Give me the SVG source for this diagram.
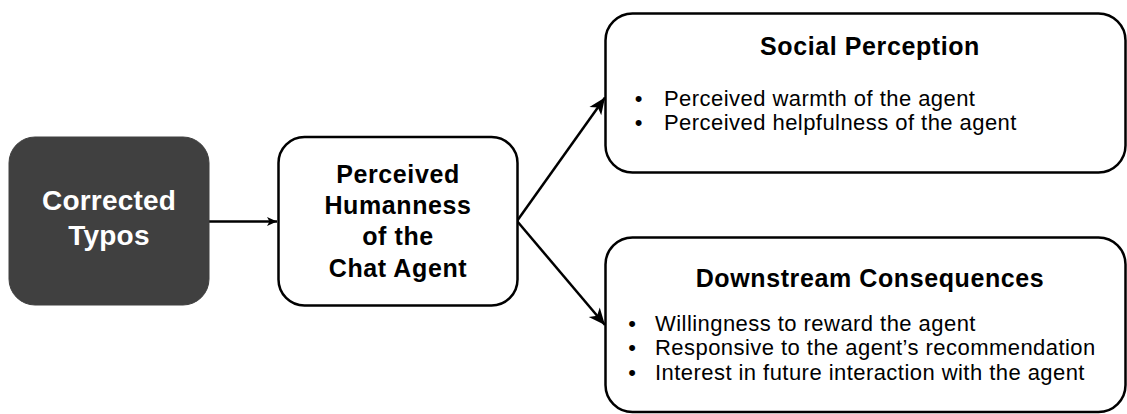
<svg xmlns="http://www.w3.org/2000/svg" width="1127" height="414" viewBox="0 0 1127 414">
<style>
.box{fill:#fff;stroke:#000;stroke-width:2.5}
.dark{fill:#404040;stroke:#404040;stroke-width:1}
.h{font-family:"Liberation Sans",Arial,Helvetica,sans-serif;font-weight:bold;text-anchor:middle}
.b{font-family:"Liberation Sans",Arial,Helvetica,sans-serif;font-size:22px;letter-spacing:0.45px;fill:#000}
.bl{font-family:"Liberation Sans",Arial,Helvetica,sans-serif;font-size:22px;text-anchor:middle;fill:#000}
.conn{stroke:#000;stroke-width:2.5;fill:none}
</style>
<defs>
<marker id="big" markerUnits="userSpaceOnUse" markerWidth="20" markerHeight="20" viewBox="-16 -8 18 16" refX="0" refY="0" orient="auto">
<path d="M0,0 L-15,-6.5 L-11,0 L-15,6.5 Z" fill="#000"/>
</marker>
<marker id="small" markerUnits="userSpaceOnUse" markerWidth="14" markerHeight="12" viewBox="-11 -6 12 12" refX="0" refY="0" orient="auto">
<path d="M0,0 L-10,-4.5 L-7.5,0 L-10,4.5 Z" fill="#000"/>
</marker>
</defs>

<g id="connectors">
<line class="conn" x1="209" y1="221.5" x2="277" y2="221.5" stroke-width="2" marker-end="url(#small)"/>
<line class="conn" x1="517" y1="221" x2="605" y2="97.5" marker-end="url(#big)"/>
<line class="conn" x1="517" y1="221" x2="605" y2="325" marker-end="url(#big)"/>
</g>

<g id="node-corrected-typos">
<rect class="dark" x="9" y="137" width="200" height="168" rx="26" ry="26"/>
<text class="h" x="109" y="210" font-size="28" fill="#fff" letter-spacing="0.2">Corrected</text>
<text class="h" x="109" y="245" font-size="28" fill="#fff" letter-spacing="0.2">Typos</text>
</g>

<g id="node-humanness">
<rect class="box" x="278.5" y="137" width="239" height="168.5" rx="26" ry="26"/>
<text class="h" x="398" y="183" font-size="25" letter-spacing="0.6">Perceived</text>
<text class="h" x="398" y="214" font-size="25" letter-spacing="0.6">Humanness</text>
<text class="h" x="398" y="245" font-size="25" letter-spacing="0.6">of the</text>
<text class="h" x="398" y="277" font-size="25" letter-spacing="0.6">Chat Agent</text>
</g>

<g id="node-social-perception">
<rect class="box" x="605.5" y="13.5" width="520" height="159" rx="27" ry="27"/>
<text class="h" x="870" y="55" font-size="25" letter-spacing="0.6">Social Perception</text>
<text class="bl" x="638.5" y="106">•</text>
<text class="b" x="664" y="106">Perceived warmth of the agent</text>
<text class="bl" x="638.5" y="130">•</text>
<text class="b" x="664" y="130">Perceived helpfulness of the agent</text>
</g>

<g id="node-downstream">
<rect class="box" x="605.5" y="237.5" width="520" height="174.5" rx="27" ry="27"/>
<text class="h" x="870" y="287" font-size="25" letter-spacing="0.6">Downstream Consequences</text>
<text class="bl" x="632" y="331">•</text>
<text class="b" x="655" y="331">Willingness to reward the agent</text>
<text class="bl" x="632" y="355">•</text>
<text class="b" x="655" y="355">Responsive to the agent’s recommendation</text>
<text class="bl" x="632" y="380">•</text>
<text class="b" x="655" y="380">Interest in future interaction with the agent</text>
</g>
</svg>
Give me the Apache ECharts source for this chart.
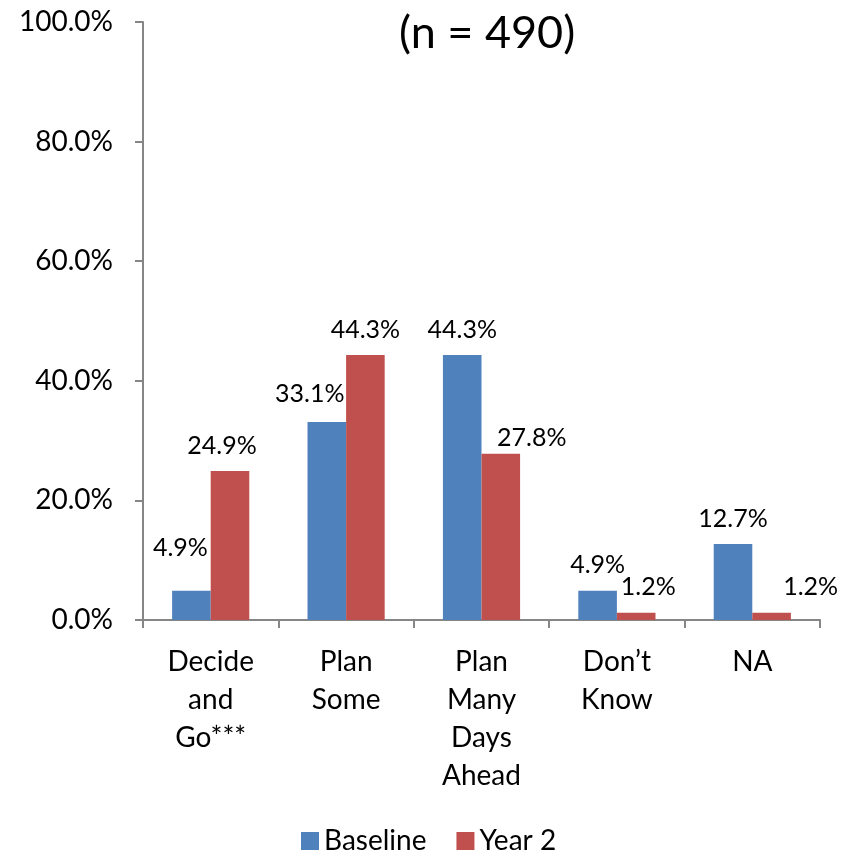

• **Task description**: Leave out the pictures and transcribe the entries above exactly.

• **Output below**:
Give me the SVG source for this diagram.
<svg xmlns="http://www.w3.org/2000/svg" width="1127" height="414" viewBox="0 0 1127 414">
<style>
.box{fill:#fff;stroke:#000;stroke-width:2.5}
.dark{fill:#404040;stroke:#404040;stroke-width:1}
.h{font-family:"Liberation Sans",Arial,Helvetica,sans-serif;font-weight:bold;text-anchor:middle}
.b{font-family:"Liberation Sans",Arial,Helvetica,sans-serif;font-size:22px;letter-spacing:0.45px;fill:#000}
.bl{font-family:"Liberation Sans",Arial,Helvetica,sans-serif;font-size:22px;text-anchor:middle;fill:#000}
.conn{stroke:#000;stroke-width:2.5;fill:none}
</style>
<defs>
<marker id="big" markerUnits="userSpaceOnUse" markerWidth="20" markerHeight="20" viewBox="-16 -8 18 16" refX="0" refY="0" orient="auto">
<path d="M0,0 L-15,-6.5 L-11,0 L-15,6.5 Z" fill="#000"/>
</marker>
<marker id="small" markerUnits="userSpaceOnUse" markerWidth="14" markerHeight="12" viewBox="-11 -6 12 12" refX="0" refY="0" orient="auto">
<path d="M0,0 L-10,-4.5 L-7.5,0 L-10,4.5 Z" fill="#000"/>
</marker>
</defs>

<g id="connectors">
<line class="conn" x1="209" y1="221.5" x2="277" y2="221.5" stroke-width="2" marker-end="url(#small)"/>
<line class="conn" x1="517" y1="221" x2="605" y2="97.5" marker-end="url(#big)"/>
<line class="conn" x1="517" y1="221" x2="605" y2="325" marker-end="url(#big)"/>
</g>

<g id="node-corrected-typos">
<rect class="dark" x="9" y="137" width="200" height="168" rx="26" ry="26"/>
<text class="h" x="109" y="210" font-size="28" fill="#fff" letter-spacing="0.2">Corrected</text>
<text class="h" x="109" y="245" font-size="28" fill="#fff" letter-spacing="0.2">Typos</text>
</g>

<g id="node-humanness">
<rect class="box" x="278.5" y="137" width="239" height="168.5" rx="26" ry="26"/>
<text class="h" x="398" y="183" font-size="25" letter-spacing="0.6">Perceived</text>
<text class="h" x="398" y="214" font-size="25" letter-spacing="0.6">Humanness</text>
<text class="h" x="398" y="245" font-size="25" letter-spacing="0.6">of the</text>
<text class="h" x="398" y="277" font-size="25" letter-spacing="0.6">Chat Agent</text>
</g>

<g id="node-social-perception">
<rect class="box" x="605.5" y="13.5" width="520" height="159" rx="27" ry="27"/>
<text class="h" x="870" y="55" font-size="25" letter-spacing="0.6">Social Perception</text>
<text class="bl" x="638.5" y="106">•</text>
<text class="b" x="664" y="106">Perceived warmth of the agent</text>
<text class="bl" x="638.5" y="130">•</text>
<text class="b" x="664" y="130">Perceived helpfulness of the agent</text>
</g>

<g id="node-downstream">
<rect class="box" x="605.5" y="237.5" width="520" height="174.5" rx="27" ry="27"/>
<text class="h" x="870" y="287" font-size="25" letter-spacing="0.6">Downstream Consequences</text>
<text class="bl" x="632" y="331">•</text>
<text class="b" x="655" y="331">Willingness to reward the agent</text>
<text class="bl" x="632" y="355">•</text>
<text class="b" x="655" y="355">Responsive to the agent’s recommendation</text>
<text class="bl" x="632" y="380">•</text>
<text class="b" x="655" y="380">Interest in future interaction with the agent</text>
</g>
</svg>
Give me the Apache ECharts source for this chart.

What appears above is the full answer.